Tuesday, May 24, 2005

Lessons From Our Neighbors

At Arlington High School, the classrooms were cropping up everywhere. On the stage of the auditorium, in the art studio, in what once had been home to a thriving music program. After lunch, the cafeteria doubled as a gymnasium because the gym was divided up to house four classrooms. Class sizes, once 20 to 25 students, topped 30. There was gridlock in the hallways. Tempers flared. Teachers were unhappy. Administrators were over-stretched. Everyone was on edge.

It took three years before the Arlington Central School District in mid-Dutchess County managed to relieve the over-crowding by completing a major expansion of its high school, at a cost of $38 million. Two years later, faced with similar disruptions at jam-packed middle and elementary schools, the district board asked voters to approve a $44 million bond to build two new schools. The new buildings, which opened last fall, have solved the crowding in younger grades with room to spare. But back at the high school, classrooms are once again brimming to capacity, and the district is once again reviewing its options for expansion.

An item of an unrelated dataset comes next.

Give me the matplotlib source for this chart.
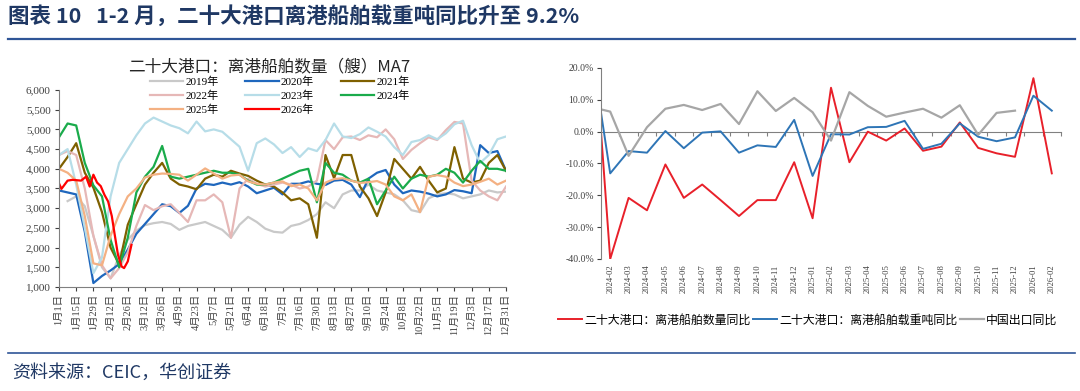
import numpy as np
import matplotlib.pyplot as plt
from matplotlib.lines import Line2D

plt.rcParams['font.family'] = ['Liberation Serif', 'Noto Sans CJK SC']
cjk = ['Noto Sans CJK SC', 'DejaVu Sans']
nan = np.nan

# ---------------- left: 20 ports, departing ships (MA7), by year -------------
days = np.arange(0, 365, 7)
day_ticks = np.arange(0, 365, 14)
day_labels = ['1月1日', '1月15日', '1月29日', '2月12日', '2月26日', '3月12日', '3月26日',
              '4月9日', '4月23日', '5月7日', '5月21日', '6月4日', '6月18日', '7月2日',
              '7月16日', '7月30日', '8月13日', '8月27日', '9月10日', '9月24日', '10月8日',
              '10月22日', '11月5日', '11月19日', '12月3日', '12月17日', '12月31日']

y2019 = [nan, 3180, 3300, 3050, 2300, 1500, 1220, 1800, 2200, 2430, 2570, 2620, 2650, 2600,
         2450, 2550, 2600, 2650, 2550, 2450, 2250, 2580, 2780, 2650, 2480, 2400, 2380, 2550,
         2600, 2700, 2850, 3150, 3000, 3350, 3450, 3450, 3600, 3450, 3400, 3350, 3200, 2950,
         2900, 3250, 3350, 3380, 3350, 3250, 3300, 3350, 3450, 3400, 3420]
y2020 = [3450, 3400, 3350, 2400, 1100, 1280, 1420, 1580, 1950, 2350, 2600, 2850, 3100, 3050,
         2880, 3060, 3500, 3620, 3590, 3650, 3600, 3660, 3550, 3380, 3450, 3520, 3350, 3620,
         3620, 3680, 3620, 3590, 3700, 3720, 3600, 3280, 3750, 3900, 3970, 3600, 3380, 3450,
         3420, 3370, 3300, 3350, 3460, 3430, 3380, 4600, 4400, 4450, 3950]
y2021 = [4000, 4300, 4650, 3900, 3520, 2900, 2000, 1570, 2580, 3100, 3600, 3900, 4150, 3750,
         3600, 3550, 3480, 3750, 3850, 3800, 3950, 3880, 3820, 3700, 3600, 3550, 3400, 3200,
         3250, 3100, 2250, 4350, 3760, 4350, 4350, 3550, 3250, 2800, 3400, 4250, 4000, 3750,
         4050, 3700, 3400, 3500, 4550, 3750, 3650, 3700, 4150, 4350, 3950]
y2022 = [4350, 4450, 4350, 3500, 2300, 1550, 1220, 1480, 1880, 2550, 3080, 2950, 3050, 3100,
         2880, 2650, 3200, 3200, 3350, 3150, 2250, 3500, 3750, 3620, 3550, 3600, 3650, 3600,
         3500, 3550, 3700, 4730, 4500, 4800, 4820, 4730, 4850, 4800, 5000, 4750, 4250, 4480,
         4650, 4800, 4730, 4980, 5190, 5150, 3700, 3450, 3300, 3200, 3550]
y2023 = [4350, 4500, 3600, 2500, 1350, 1750, 3300, 4150, 4500, 4850, 5150, 5300, 5200, 5100,
         5030, 4900, 5200, 4950, 5000, 4940, 4750, 4560, 3950, 4650, 4770, 4620, 4400, 4550,
         4300, 4520, 4450, 4730, 5150, 4820, 4780, 4880, 5050, 4940, 4820, 4550, 4350, 4680,
         4730, 4850, 4750, 4900, 5130, 5220, 4600, 4150, 4350, 4750, 4820]
y2024 = [4800, 5150, 5100, 4150, 3580, 3300, 2200, 1500, 2250, 3400, 3800, 4050, 4580, 3800,
         3750, 3800, 3850, 3900, 3950, 3900, 3900, 3850, 3700, 3600, 3600, 3650, 3750, 3850,
         3950, 4000, 3150, 4150, 3900, 3850, 3700, 3650, 3750, 3100, 3450, 3800, 3500, 3750,
         3850, 3800, 3850, 4000, 3900, 3650, 3950, 4200, 4000, 4000, 3950]
y2025 = [4000, 3900, 3700, 2800, 1600, 1550, 2300, 2850, 3300, 3500, 3780, 3850, 3880, 3870,
         3850, 3700, 3850, 4010, 3880, 3750, 3830, 3850, 3680, 3620, 3600, 3650, 3680, 3560,
         3600, 3500, 3200, 3650, 3740, 3760, 3700, 3640, 3660, 3690, 3600, 3300, 3200, 3350,
         2900, 3800, 3840, 3800, 3650, 3560, 3600, 3670, 3750, 3600, 3700]
days2026 = [0, 2, 7, 11, 18, 22, 25, 28, 31, 34, 37, 40, 43, 45, 48, 51, 53, 56, 59]
y2026 = [3630, 3490, 3700, 3720, 3700, 3800, 3550, 3850, 3650, 3560, 3340, 3170, 2800, 2400,
         1820, 1520, 1480, 1650, 2070]

years = ['2019年', '2020年', '2021年', '2022年', '2023年', '2024年', '2025年', '2026年']
year_colors = ['#c9c9c9', '#1f67bd', '#7f6000', '#e6b8b7', '#b7dde8', '#1aab4b', '#f4b183', '#ff0000']

# ---------------- right: monthly yoy (%) ------------------------------------
months = ['2024-01', '2024-02', '2024-03', '2024-04', '2024-05', '2024-06', '2024-07', '2024-08',
          '2024-09', '2024-10', '2024-11', '2024-12', '2025-01', '2025-02', '2025-03', '2025-04',
          '2025-05', '2025-06', '2025-07', '2025-08', '2025-09', '2025-10', '2025-11', '2025-12',
          '2026-01', '2026-02']
ship_cnt_yoy = [40, -40, -20.8, -24.7, -10.3, -20.8, -16.6, -21.5, -26.5, -21.5, -21.5, -9.6,
                -27.2, 13.8, -9.6, 0.0, -2.8, 1.0, -6.0, -4.7, 2.9, -5.1, -6.8, -7.9, 16.8, -13.1]
ship_dwt_yoy = [25, -13.1, -6.1, -6.6, 0.2, -5.2, -0.3, 0.1, -6.6, -4.3, -4.8, 3.7,
                -13.9, -0.8, -0.9, 1.4, 1.5, 3.4, -5.4, -3.8, 2.6, -1.6, -3.0, -1.8, 11.3, 6.6]
export_yoy = [7.7, 6.3, -7.6, 1.4, 7.2, 8.4, 6.8, 8.7, 2.4, 12.7, 6.5, 10.6,
              6.1, -2.8, 12.4, 8.1, 4.7, 6.0, 7.2, 4.4, 8.3, -1.0, 5.9, 6.6, nan, nan]

fig = plt.figure(figsize=(10.8, 3.91), dpi=100)

# header / footer
fig.text(8 / 1080, 1 - 16 / 391, '图表 10   1-2 月，二十大港口离港船舶载重吨同比升至 9.2%',
         fontsize=15.5, fontweight='bold', color='#1f3864', va='center', family=cjk)
fig.add_artist(Line2D([8 / 1080, 1075 / 1080], [1 - 39 / 391] * 2, color='#2f5597', lw=1.6))
fig.add_artist(Line2D([8 / 1080, 1075 / 1080], [1 - 353 / 391] * 2, color='#2f5597', lw=1.2))
fig.text(12 / 1080, 1 - 373 / 391, '资料来源：CEIC，华创证券', fontsize=13, style='italic',
         color='#1f3864', va='center', family=cjk)

# ---- left chart
ax1 = fig.add_axes([59 / 1080, 1 - 287 / 391, 447 / 1080, 197 / 391])
series = [y2019, y2020, y2021, y2022, y2023, y2024, y2025]
handles = []
for name, vals, col in zip(years[:-1], series, year_colors[:-1]):
    h, = ax1.plot(days, vals, color=col, lw=1.6, label=name)
    handles.append(h)
h, = ax1.plot(days2026, y2026, color=year_colors[-1], lw=1.6, label=years[-1])
handles.append(h)

ax1.set_xlim(0, 364)
ax1.set_ylim(1000, 6000)
ax1.set_yticks(np.arange(1000, 6001, 500))
ax1.set_yticklabels([f'{v:,}' for v in range(1000, 6001, 500)])
ax1.set_xticks(day_ticks)
ax1.set_xticklabels(day_labels, rotation=90)
ax1.tick_params(axis='y', labelsize=8, colors='#404040', length=3, pad=3)
ax1.tick_params(axis='x', labelsize=7.5, colors='#404040', length=3, pad=2)
for s in ['top', 'right']:
    ax1.spines[s].set_visible(False)
for s in ['left', 'bottom']:
    ax1.spines[s].set_color('#808080')

fig.text(269 / 1080, 1 - 67 / 391, '二十大港口：离港船舶数量（艘）MA7', fontsize=12,
         ha='center', va='center', family=cjk, color='#262626')
order = [0, 3, 6, 1, 4, 7, 2, 5]
fig.legend([handles[i] for i in order], [years[i] for i in order], ncol=3, loc='upper left',
           bbox_to_anchor=(150 / 1080, 1 - 77 / 391), frameon=False, fontsize=8,
           handlelength=3.0, handletextpad=0.2, columnspacing=2.4, labelspacing=0.3,
           borderpad=0, borderaxespad=0)

# ---- right chart
ax2 = fig.add_axes([601 / 1080, 1 - 259 / 391, 460 / 1080, 191 / 391])
x = np.arange(len(months))
l1, = ax2.plot(x, ship_cnt_yoy, color='#e8202a', lw=1.4, label='二十大港口：离港船舶数量同比')
l2, = ax2.plot(x, ship_dwt_yoy, color='#2e75b6', lw=1.4, label='二十大港口：离港船舶载重吨同比')
l3, = ax2.plot(x, export_yoy, color='#a6a6a6', lw=1.6, label='中国出口同比')
ax2.set_xlim(0.5, len(months) - 0.5)
ax2.set_ylim(-40, 20)
ax2.set_yticks(np.arange(-40, 21, 10))
ax2.set_yticklabels([f'{v:.1f}%' for v in range(-40, 21, 10)])
ax2.set_xticks(x[1:])
ax2.set_xticklabels(months[1:], rotation=90)
ax2.tick_params(axis='y', labelsize=7, colors='#404040', length=3, pad=2)
ax2.tick_params(axis='x', labelsize=6.2, colors='#404040', length=0, pad=4)
for s in ['top', 'right', 'bottom']:
    ax2.spines[s].set_visible(False)
ax2.spines['left'].set_color('#808080')

zero = ax2.secondary_xaxis(2 / 3)
zero.set_xticks(x[1:] + 0.5)
zero.set_xticklabels([])
zero.tick_params(direction='in', length=3, color='#808080')
for s in zero.spines.values():
    s.set_color('#808080')

fig.legend([l1, l2, l3], [l1.get_label(), l2.get_label(), l3.get_label()], ncol=3,
           loc='center left', bbox_to_anchor=(558 / 1080, 1 - 320 / 391), frameon=False,
           prop={'family': cjk, 'size': 8.6}, handlelength=2.0, handletextpad=0.2,
           columnspacing=0.2, borderpad=0, borderaxespad=0)

fig.savefig('out.png', dpi=100)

This portrait from Arlington is a familiar one to many school districts that have been forced to absorb rapidly rising enrollments caused by widespread housing development that swept through much of Dutchess County and the mid-Hudson Valley in the 1990s.

With the development wave quickly moving north, school boards in the smaller, rural districts serving Columbia and northern Dutchess towns are faced with similar and, probably, much more severe challenges. How well these elected boards manage to predict and regulate the impact of growth will determine whether their schools can maintain their current educational standards and at what cost to district taxpayers.

In the Pine Plains Central School District, which includes nine northern Dutchess and southern Columbia towns, developers are seeking approvals to build more than 1,300 new houses. Judging by comparable trends in Arlington and elsewhere, if 1,000 homes were built over a five-year period, they would add 1,350 new students to the district, nearly doubling the current enrollment of 1,400.

Beyond the stress and overcrowding in the classrooms, the financial cost of accommodating such a large influx of new students would, in five years time, increase the current annual school levy to existing tax payers by 75%, according to a preliminary analysis by this columnist.

Pine Plains school taxes for the coming year are budgeted at $13 million. Research indicates that the addition of another 1,000 homes would, in five years time, create an additional deficit of $11.5 million, or a gap of $11,500 between the cost of educating kids from each new house and the tax revenues that each house contributes to the school district. The higher costs would be shared by all taxpayers in the district, including the new residents, but the vast majority—more than 80%, according to U.S. Census data-- would fall on today’s property owners.

Taxpayers will also suffer from the rising cost of educating the current student body, a bill which experts expect will continue to increase at 8% annually. Faced with the dual burden of cost inflation and 1,350 new students, the average homeowner today would see his school taxes more than double in five years, the preliminary research indicates.

Asked to comment on these estimates, Superintendent of Schools Linda Kaumeyer replied, “The Pine Plains Central School District cannot endorse any (research) model that is not commissioned by the Pine Plains Board of Education.”

Ms. Kaumeyer added that the board is looking to launch demographic studies and other research that will help the district estimate the potential costs and disruptions posed by the new subdivisions.

Could the burden of 1,000 new homes prove less damaging to the schools and the taxpayers who support them? Possibly. The developers who aim to build 975 homes on the 2,000-acre Carvel estate in Pine Plains claim that the houses will be sold to upscale weekenders whose children will not be attending local schools. But several experienced realtors are skeptical, suggesting there is little demand for the Carvel plan from weekenders. Instead, they see plenty of appetite for mid-priced, full-time homes from suburban New York families looking for cheaper housing, quieter surroundings and solid public schools-- the same package that has drawn thousands of similar families to Arlington and other nearby districts over the past 15 years.

What else can local school boards do to prepare for the possibility, if not the probability, that the housing market may deliver a huge and expensive crop of new students in the coming years?

“One of the things we can do is become an informed partner in the subdivision review process,” said Susan von Reusner, a member of the Red Hook School Board, which has taken an active and formal role in advising town planning boards in the district how to quantify and cope with the costs of rapid growth.

Among other steps, Red Hook officials have explored zoning policies that would delay excessive development until the school district and the town can provide the facilities and public services needed to absorb the increased population. Similar approaches to “phasing in” development, which have worked successfully in Maryland, Massachusetts and other states, will be the topic of a future column.